O ideolojinin, bu devletin belkemiğini oluşturan
Anadolu halkının, yoksulunun, o tezeklilerin zihinlerinde ve pratiklerinde
oluşacak çatlağı önemsemesi mümkün değil.
§ § §
Bugün belli başlı isimler, içten içe, Perinçek’e haset
ediyorlar. Onun pratiğini farklı bağlamlarda, farklı alanlarda güncelliyorlar.
Herkes, kendi kümesinin Perinçek’i olmak istiyor.
Ermeni denilince “toprağa gömülmüş çil çil altınlar”,
Kürt deyince “gerici yobaz feodal ağalar” geliyor akla. Türkiye sosyalist
hareketinin bilinci, bunun ötesinde değil. Ermeni ve Kürt düşmanı Perinçek ile
Ermeni ve Kürt dostu Türk sosyalisti, esasen yan yana.
Perinçek, sorumluluk almadan, hesap sormadan ve hesap
vermeden bugünlere bir lider olarak geldiği için birçok küçük örgütün şefinin
ağzını sulandırıyor, göğsünü kabartıyor. Ondaki teori ve Maoizm, “asker-millet
el ele” düzeyinde. Bu kemalizmle kemalizmi eleştiriyormuş gibi yapan, ama aynı
medeniyet tarikatına üye olan örgütler, bir ve aynı.
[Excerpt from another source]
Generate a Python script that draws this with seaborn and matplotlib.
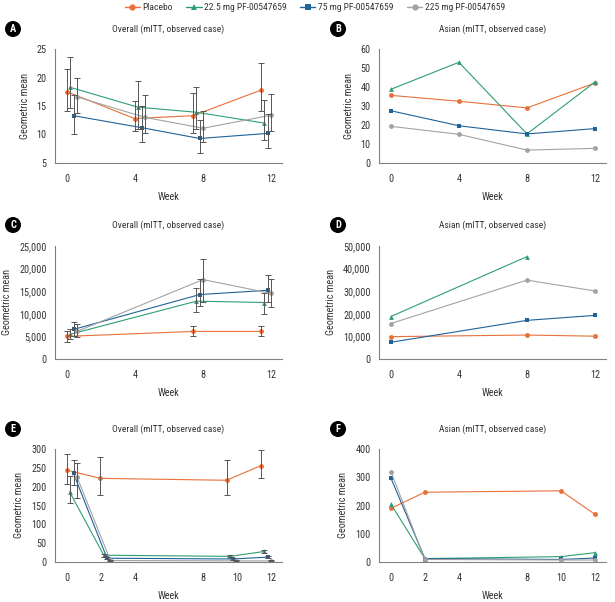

Perinçek, olmuş bir devrimin müdafisi. Olacak olan
devrime doğal olarak karşı. Günlük çözümlerle, ağza sürülen balla, dostlar
alışverişte görsün pratiğiyle bugün devrim işçiliğine nasıl düşmanlık edilirin
örneğini sunuyor, birçok küçük perinçek gibi…
§ § §
Ali’siz Alevilik bir icattı, devlete aitti.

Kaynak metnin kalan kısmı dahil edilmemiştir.